On the other hand, by allowing our young to negotiate endlessly with us and stand up for what they want, we are also teaching them a form of self-assuredness. Treating little kids as equals might wreak havoc in the short term, but it’s possible that it creates non-hierarchical, confident, transformational leaders in the long run.

Certainly, Steve Jobs exemplified the brilliant brat, but I’m not sure that self-discipline and creativity are antithetical.

Success in numbers

It takes a “posse” to create a college graduate: By sending disadvantaged students to college ing groups of 10, the Posse Foundation has boosted success rates, reports the New York Times.

Posse chooses students with leadership, problem-solving and teamwork skills through a very competitive process.  A group of 10 meets during their senior and through the summer, then goes to the same elite college.

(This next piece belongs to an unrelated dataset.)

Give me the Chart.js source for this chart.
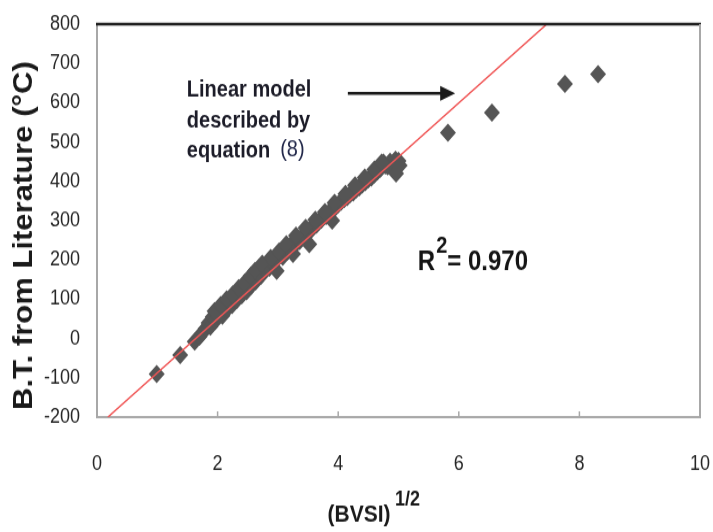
<!DOCTYPE html>
<html>
<head>
<meta charset="utf-8">
<script src="https://cdn.jsdelivr.net/npm/chart.js@4.4.1/dist/chart.umd.min.js"></script>
<style>
body{margin:0;background:#fff;}
#wrap{width:713px;height:532px;overflow:hidden;background:#fff;}
#graph{transform:scaleY(1.149);transform-origin:0 0;}
</style>
</head>
<body>
<div id="wrap"><canvas id="graph" width="713" height="463"></canvas></div>
<script>
// (BVSI)^1/2 と文献の沸点
var sqrtBvsi = [0.99, 1.38, 1.62, 1.70, 1.75, 1.80, 1.85, 1.88, 1.92, 1.96,
  2.00, 2.04, 2.08, 2.12, 2.16, 2.20, 2.24, 2.28, 2.32, 2.36,
  2.40, 2.44, 2.48, 2.52, 2.56, 2.60, 2.63, 2.66, 2.69, 2.72,
  2.75, 2.78, 2.82, 2.86, 2.90, 2.94, 2.98, 3.00, 3.04, 3.08,
  3.12, 3.16, 3.20, 3.24, 3.25, 3.28, 3.32, 3.36, 3.40, 3.44,
  3.48, 3.52, 3.52, 3.56, 3.60, 3.64, 3.68, 3.72, 3.76, 3.80,
  3.84, 3.88, 3.90, 3.92, 3.96, 4.00, 4.05, 4.10, 4.15, 4.20,
  4.25, 4.30, 4.35, 4.40, 4.45, 4.50, 4.55, 4.60, 4.65, 4.70,
  4.75, 4.78, 4.82, 4.86, 4.90, 4.95, 4.96, 5.00, 5.02,
  5.82, 6.55, 7.76, 8.31,
  1.95, 2.05, 2.15, 2.25, 2.35, 2.45, 2.55, 2.62, 2.74, 2.88,
  3.02, 3.14, 3.30, 3.46, 3.62, 3.78, 3.94, 4.12, 4.28, 4.44,
  4.60, 4.72];
var btLit = [-90, -42, -8, 5, 15, 25, 40, 30, 55, 45,
  62, 70, 58, 80, 75, 92, 85, 102, 98, 115,
  110, 128, 120, 140, 135, 155, 145, 170, 180, 160,
  185, 175, 190, 180, 195, 200, 172, 205, 212, 208,
  225, 222, 235, 242, 215, 238, 250, 248, 260, 262,
  270, 240, 275, 278, 288, 290, 298, 302, 310, 312,
  320, 325, 300, 330, 335, 342, 348, 355, 360, 368,
  372, 380, 385, 392, 398, 405, 410, 418, 425, 432,
  448, 440, 438, 450, 445, 455, 420, 452, 440,
  524, 575, 648, 673,
  70, 85, 100, 112, 128, 142, 160, 172, 190, 205,
  222, 240, 262, 282, 302, 322, 345, 368, 390, 410,
  430, 448];
// 線形モデル (式8)
var fitX = [0.18, 7.46];
var fitY = [-200, 800];
var xTicks = [0, 2, 4, 6, 8, 10];
var yTicks = [-200, -100, 0, 100, 200, 300, 400, 500, 600, 700, 800];

var FONT = '"Liberation Sans", Arial, sans-serif';

var pts = [];
for (let i = 0; i < sqrtBvsi.length; i++) pts.push({x: sqrtBvsi[i], y: btLit[i]});
var fit = [];
for (let i = 0; i < fitX.length; i++) fit.push({x: fitX[i], y: fitY[i]});

var deco = {
  id: 'deco',
  afterDraw: function(chart) {
    var c = chart.ctx, a = chart.chartArea, xs = chart.scales.x, ys = chart.scales.y;
    c.save();
    //枠
    c.strokeStyle = '#1e1e1e'; c.lineWidth = 2.5;
    c.beginPath(); c.moveTo(a.left - 1, a.top); c.lineTo(a.right + 1, a.top); c.stroke();
    c.strokeStyle = '#a8a8a8'; c.lineWidth = 2;
    c.beginPath(); c.moveTo(a.right, a.top); c.lineTo(a.right, a.bottom); c.stroke();
    //内側の目盛り
    c.lineWidth = 1.5;
    for (let v of [2, 4, 6, 8]) {
      let px = xs.getPixelForValue(v);
      c.beginPath(); c.moveTo(px, a.bottom); c.lineTo(px, a.bottom - 5); c.stroke();
    }
    //注釈
    c.fillStyle = '#1c1c28';
    c.textAlign = 'left'; c.textBaseline = 'middle';
    c.font = 'bold 20px ' + FONT;
    var tx = xs.getPixelForValue(1.49);
    c.fillText('Linear model', tx, ys.getPixelForValue(633));
    c.fillText('described by', tx, ys.getPixelForValue(554));
    c.fillText('equation', tx, ys.getPixelForValue(477));
    var we = c.measureText('equation').width;
    c.font = '20px ' + FONT;
    c.fillStyle = '#22284a';
    c.fillText('(8)', tx + we + 10, ys.getPixelForValue(479));
    //矢印
    var ay = ys.getPixelForValue(624);
    var ax0 = xs.getPixelForValue(4.16), ax1 = xs.getPixelForValue(5.94);
    c.strokeStyle = '#1a1a1a'; c.fillStyle = '#1a1a1a'; c.lineWidth = 2.5;
    c.beginPath(); c.moveTo(ax0, ay); c.lineTo(ax1 - 12, ay); c.stroke();
    c.beginPath(); c.moveTo(ax1, ay); c.lineTo(ax1 - 15, ay - 6.5); c.lineTo(ax1 - 15, ay + 6.5); c.closePath(); c.fill();
    //R2
    c.fillStyle = '#151515';
    c.textBaseline = 'alphabetic';
    var rx = xs.getPixelForValue(5.32), ry = ys.getPixelForValue(174);
    c.font = 'bold 24px ' + FONT;
    c.fillText('R', rx, ry);
    var wr = c.measureText('R').width;
    c.font = 'bold 20px ' + FONT;
    c.fillText('2', rx + wr + 1, ry - 15);
    var w2 = c.measureText('2').width;
    c.font = 'bold 24px ' + FONT;
    c.fillText('= 0.970', rx + wr + w2 + 1, ry);
    //軸タイトル
    c.fillStyle = '#1a1a1a';
    c.textBaseline = 'middle'; c.textAlign = 'center';
    c.font = 'bold 21px ' + FONT;
    c.fillText('(BVSI)', 359, 448);
    c.textAlign = 'left';
    c.font = 'bold 18px ' + FONT;
    c.fillText('1/2', 395, 435);
    c.translate(25, 205);
    c.rotate(-Math.PI / 2);
    c.textAlign = 'center';
    c.font = 'bold 27px ' + FONT;
    c.fillText('B.T. from Literature (\u00B0C)', 0, 0);
    c.restore();
  }
};

document.addEventListener('DOMContentLoaded', function() {
  var ctx = document.querySelector('#graph').getContext('2d');
  new Chart(ctx, {
    data: {
      datasets: [{
        type: 'line',
        data: fit,
        borderColor: '#f05656',
        borderWidth: 1.5,
        pointRadius: 0,
        fill: false
      }, {
        type: 'scatter',
        data: pts,
        pointStyle: 'rectRot',
        pointRadius: 8,
        pointHoverRadius: 8,
        backgroundColor: '#555555',
        borderColor: '#555555',
        borderWidth: 0
      }]
    },
    options: {
      responsive: false,
      animation: false,
      devicePixelRatio: 1,
      layout: { padding: { top: 21, right: 13, left: 0, bottom: 0 } },
      plugins: { legend: { display: false }, tooltip: { enabled: false } },
      scales: {
        x: {
          type: 'linear', min: 0, max: 10,
          afterBuildTicks: function(s) { s.ticks = xTicks.map(v => ({value: v})); },
          afterFit: function(s) { s.height = 100; s.paddingLeft = 0; s.paddingRight = 0; },
          grid: { display: true, drawOnChartArea: false, drawTicks: false },
          border: { color: '#a8a8a8', width: 2 },
          ticks: { padding: 30, color: '#262626', font: { family: FONT, size: 18 } }
        },
        y: {
          type: 'linear', min: -200, max: 800,
          afterBuildTicks: function(s) { s.ticks = yTicks.map(v => ({value: v})); },
          afterFit: function(s) { s.width = 97; s.paddingTop = 0; s.paddingBottom = 0; },
          grid: { display: true, drawOnChartArea: false, drawTicks: false },
          border: { color: '#a8a8a8', width: 2 },
          ticks: { padding: 17, color: '#262626', font: { family: FONT, size: 18 } }
        }
      }
    },
    plugins: [deco]
  });
});
</script>
</body>
</html>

Posse Scholars’ combined median reading and math SAT score is only 1050, while the median combined score at the colleges Posse students attend varies from 1210 to 1475. Nevertheless, they succeed. Ninety percent of Posse Scholars graduate — half of them on the dean’s list and a quarter with academic honors. A survey of 20 years of alumni found that nearly 80 percent of the respondents said they had founded or led groups or clubs. There are only 40 Posse Scholars among Bryn Mawr’s 1,300 students, but a Posse student has won the school’s best all-around student award three times in the past seven years.

This is not about the SATs’ predictive power, as the Times seems to think. It shows that college students do a lot better if they have friends who support their academic goals and no financial worries.

DePauw was so impressed by the Posse Scholars’ success that the college now assigns all first-year students to small groups.  They meet regularly with an upper-class student as mentor “to talk about topics like time management, high-risk drinking and preparing for midterms.”